The program also aims to develop these solutions at an affordable production price that can compete with (and, eventually, replace) the industry-used plastics. Nevold will operate as a separate Chanel entity (not tied to its haute couture or ready-to-wear divisions), with its own resources, acquisitions and goals.
Led by Sophie Brocart—former CEO of Patou and a trained engineer—Nevold brings together expertise from L’Atelier des Matières, Filatures du Parc, Authentic Material, and academic institutions like Cambridge University to achieve it’s mission. After all, as Bruno Pavlovsky, Chanel’s president of fashion, said in an interview with Vogue Business, “Chanel is too small on its own to build the scale this requires”.
But why has Chanel taken on the role as catalyst for this bold new project? “We started by asking ourselves what happens to the materials that don’t make it into a final product, or those that reach the end of their first life. At Chanel, we didn’t destroy unsold products. But we also didn’t yet have a real system to understand their full potential. Nevold is that system,” explained Pavlovsky.

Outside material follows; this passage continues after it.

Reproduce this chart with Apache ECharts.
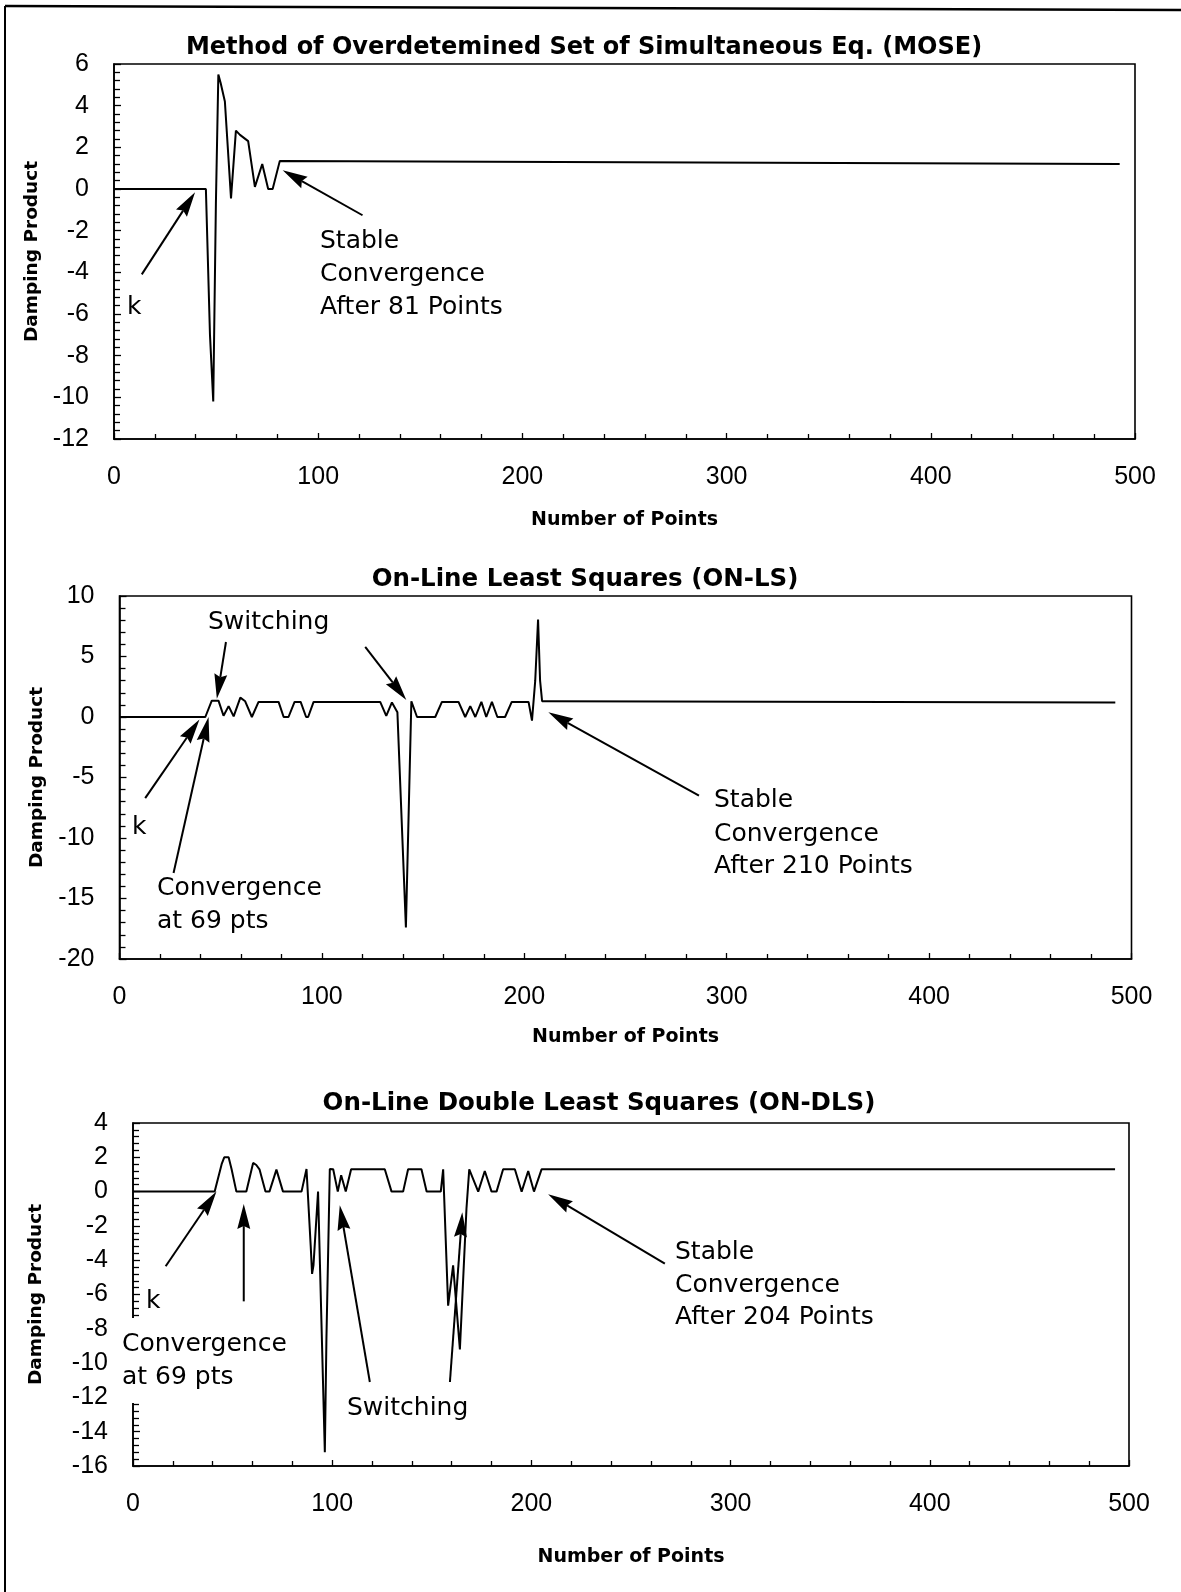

And Chanel is far from alone in its need for this circular system. Limited availability of high‑quality natural materials—cotton, wool, cashmere, silk, leather—makes reinventing the supply chain not just admirable, but essential for luxury labels. “The scarcity of high-quality, traceable virgin raw materials calls for a collective response from all industry players,” reads the Nevold press release.
So, as Nevold answers both a luxury business issue while taking big strides forward in the sustainable fashion sphere, it’s safe to say all industry insiders are excited to see what it starts to produce. Now we wait and watch it grow.